The main one I’m currently thinking about is how pixel collisions manifest. You want to avoid these collisions (don’t get hit) and, probably, you want to make other collisions happen… and if “you” don’t want to get hit, you’re probably going to shoot pixels (though eating a power pellet thus allowing yourself to have collisions for a short duration is also an option)… but, mostly, the games we started with began with variants of “you want these collisions, you want to avoid those”.
And the examples of what could we do to make this fun pretty much all involve violence on one level. Shoot this space invader. Shoot this asteroid. Shoot this incoming nuclear missile. As graphics got better, the basic ideas still were there. Swing your sword. Use your shield to block against your opponent’s sword. You want these collisions. You want to avoid those.
And so violence is pretty much the medium that video games works with because that’s the easiest way to make the collisions happen in a coherent experience. Which brings me to one of my thoughts on the criticisms of various tropes in use when it comes to story… let’s say that you’re about to put Your Protagonist through a game where they will likely kill, oh, let’s say a hundred entities. Not all of them have to be people, of course (or any!) but they won’t be able to get to beat the end boss without killing a bunch. What would inspire them to do something like this?

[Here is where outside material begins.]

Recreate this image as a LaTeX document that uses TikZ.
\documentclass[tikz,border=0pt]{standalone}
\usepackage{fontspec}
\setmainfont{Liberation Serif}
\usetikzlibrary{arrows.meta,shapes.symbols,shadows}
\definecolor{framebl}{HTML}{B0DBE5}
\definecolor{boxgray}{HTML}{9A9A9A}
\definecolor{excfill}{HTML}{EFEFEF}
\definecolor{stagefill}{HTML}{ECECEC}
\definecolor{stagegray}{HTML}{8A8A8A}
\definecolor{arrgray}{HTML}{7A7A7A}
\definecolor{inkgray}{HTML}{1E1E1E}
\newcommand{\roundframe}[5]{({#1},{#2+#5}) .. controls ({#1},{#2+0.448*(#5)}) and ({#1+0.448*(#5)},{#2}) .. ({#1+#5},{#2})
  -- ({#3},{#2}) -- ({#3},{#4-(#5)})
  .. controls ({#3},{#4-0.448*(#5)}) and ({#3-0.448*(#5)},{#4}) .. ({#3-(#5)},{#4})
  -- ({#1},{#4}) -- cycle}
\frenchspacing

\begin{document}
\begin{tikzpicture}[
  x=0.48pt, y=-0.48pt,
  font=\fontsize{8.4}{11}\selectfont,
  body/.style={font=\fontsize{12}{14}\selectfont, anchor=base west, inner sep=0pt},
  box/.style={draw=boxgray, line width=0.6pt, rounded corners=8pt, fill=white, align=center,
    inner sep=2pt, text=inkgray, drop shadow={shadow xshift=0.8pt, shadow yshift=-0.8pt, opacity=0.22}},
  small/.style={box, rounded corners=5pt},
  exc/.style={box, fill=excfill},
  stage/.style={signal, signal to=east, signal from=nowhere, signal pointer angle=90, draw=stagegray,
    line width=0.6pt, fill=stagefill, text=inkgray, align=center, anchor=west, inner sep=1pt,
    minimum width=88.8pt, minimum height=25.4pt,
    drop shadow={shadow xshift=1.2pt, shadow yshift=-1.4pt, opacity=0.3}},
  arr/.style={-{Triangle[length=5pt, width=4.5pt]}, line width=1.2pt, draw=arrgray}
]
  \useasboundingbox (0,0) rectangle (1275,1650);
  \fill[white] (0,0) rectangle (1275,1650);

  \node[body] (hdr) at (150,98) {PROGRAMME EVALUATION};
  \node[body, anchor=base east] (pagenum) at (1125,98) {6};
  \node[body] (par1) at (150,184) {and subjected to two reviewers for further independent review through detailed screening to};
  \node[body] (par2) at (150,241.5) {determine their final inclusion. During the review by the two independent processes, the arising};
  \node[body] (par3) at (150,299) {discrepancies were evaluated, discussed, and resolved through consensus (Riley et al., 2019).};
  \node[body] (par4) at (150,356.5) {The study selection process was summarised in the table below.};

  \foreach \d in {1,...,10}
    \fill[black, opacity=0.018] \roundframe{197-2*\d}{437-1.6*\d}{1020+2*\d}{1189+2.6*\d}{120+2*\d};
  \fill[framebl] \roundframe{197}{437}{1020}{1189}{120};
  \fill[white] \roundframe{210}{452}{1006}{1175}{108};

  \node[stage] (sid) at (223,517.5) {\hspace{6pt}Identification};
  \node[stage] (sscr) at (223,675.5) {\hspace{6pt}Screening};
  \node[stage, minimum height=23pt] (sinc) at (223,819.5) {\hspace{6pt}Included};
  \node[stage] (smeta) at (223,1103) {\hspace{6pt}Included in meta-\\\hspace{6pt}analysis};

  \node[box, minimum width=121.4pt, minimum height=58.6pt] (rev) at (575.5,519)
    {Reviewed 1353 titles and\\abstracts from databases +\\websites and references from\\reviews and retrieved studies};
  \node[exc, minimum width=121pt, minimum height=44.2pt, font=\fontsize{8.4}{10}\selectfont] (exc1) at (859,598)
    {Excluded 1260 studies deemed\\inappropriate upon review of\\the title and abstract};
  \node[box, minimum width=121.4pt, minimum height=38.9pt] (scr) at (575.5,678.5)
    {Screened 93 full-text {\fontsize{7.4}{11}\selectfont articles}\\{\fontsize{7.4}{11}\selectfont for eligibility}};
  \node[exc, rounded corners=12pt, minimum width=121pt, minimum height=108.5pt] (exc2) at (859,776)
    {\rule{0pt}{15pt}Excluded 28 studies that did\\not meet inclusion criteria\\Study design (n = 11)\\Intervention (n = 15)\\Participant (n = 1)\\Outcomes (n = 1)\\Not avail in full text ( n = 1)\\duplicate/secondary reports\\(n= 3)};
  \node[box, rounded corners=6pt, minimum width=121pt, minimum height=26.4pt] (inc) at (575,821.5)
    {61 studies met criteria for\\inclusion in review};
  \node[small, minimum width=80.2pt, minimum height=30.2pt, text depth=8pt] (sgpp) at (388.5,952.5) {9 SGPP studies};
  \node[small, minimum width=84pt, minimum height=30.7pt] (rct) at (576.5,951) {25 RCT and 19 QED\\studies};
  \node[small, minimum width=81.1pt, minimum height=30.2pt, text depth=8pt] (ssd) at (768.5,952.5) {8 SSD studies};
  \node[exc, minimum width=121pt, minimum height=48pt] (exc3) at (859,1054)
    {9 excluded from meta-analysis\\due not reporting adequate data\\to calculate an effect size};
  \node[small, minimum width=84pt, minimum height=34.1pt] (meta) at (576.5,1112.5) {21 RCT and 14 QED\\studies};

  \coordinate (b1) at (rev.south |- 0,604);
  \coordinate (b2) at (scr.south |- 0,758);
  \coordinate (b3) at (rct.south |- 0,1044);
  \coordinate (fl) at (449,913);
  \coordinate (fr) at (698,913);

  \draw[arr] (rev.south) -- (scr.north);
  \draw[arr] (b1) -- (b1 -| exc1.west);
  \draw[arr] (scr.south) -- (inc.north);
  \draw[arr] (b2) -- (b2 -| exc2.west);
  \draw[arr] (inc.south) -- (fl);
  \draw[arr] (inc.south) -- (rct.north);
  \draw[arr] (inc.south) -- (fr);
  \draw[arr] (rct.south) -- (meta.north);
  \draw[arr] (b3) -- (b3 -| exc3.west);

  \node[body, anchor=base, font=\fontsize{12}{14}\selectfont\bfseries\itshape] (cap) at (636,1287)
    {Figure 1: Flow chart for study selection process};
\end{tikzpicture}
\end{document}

Which is why violence works fairly well in some games and not so well in others. For example, Bioshock and Bioshock Infinite have you be attacked by people. They have their reasons, some good and some bad, but the violence is primarily self-defense. It makes sense. (There’s one great scene in Infinite where there is some mistaken identity and you find yourself yelling “NO! NO! NO!” as you’re being attacked and, sadly, you’ve no choice but to defend yourself.) An example of a game that doesn’t work, violence-wise, is Uncharted 3. Great set design, great character design, great voice work… but I’ve put 100 henchmen in the ground so far and I have no idea why people are agreeing to work for my antagonist. And I think about the reason that I’m willing to keep going places where I’m going to have to shoot another 100 people in the head and how that reason is… money. I lose a bit of reason to keep playing (even though the set design is great, the character design is great, the voice work is great).
At this point, the number one technical limitation that the best games are figuring out how to work around is “how do we work around the fact that collision detection best manifests itself through violence?”
This article seems awfully near-sighted.
1) it ignores multiple genres of video games,
from the adventure game, to the casual game, to the visual novel.
Pong predates Zork (even if only by a little bit).
We’re descendants of a very particular set of thought processes when it comes to non-text video games.
beg pardon. it really wasn’t clear how far back in time you were reaching.
Space Invaders. Asteroids. Missile Command.
Um, the best way to pervent collisions nowdays is boundary checking. And the primary method of “avoiding collisions” in modern games is called “being able to master thumbsticks or WASD well enough not to run into walls”.
The shooting enemies thing is considerably harder than not passing through walls, the furniture or the floor, which is actually the bulk of all collision checks.
I was more thinking of the games like pong, where the point was to hit the pixel with your bar, or games like this dodgeball game I played, where you were trying to get your pixel out of the way of other pixels, or games like Combat, where you were trying to hit your opponent with pixels while trying to dodge theirs.
The thing the computer used to check to see if a point got scored or not was pixels that touched (or not).
I’m going waaaaaay back.
You’re focusing on collisions when the reality is more abstract. Graphics on a screen are…elements. Objects. “Things”.
The game is how those things interact (or how you interact with those things, via an interface). Collision checking has nothing to do with the game. Things can overlap, impact, or move yes — but boundary check is simplistic and can be handled in a variety of ways.
Collisions, as it where, are merely a choice on how object interaction is handled.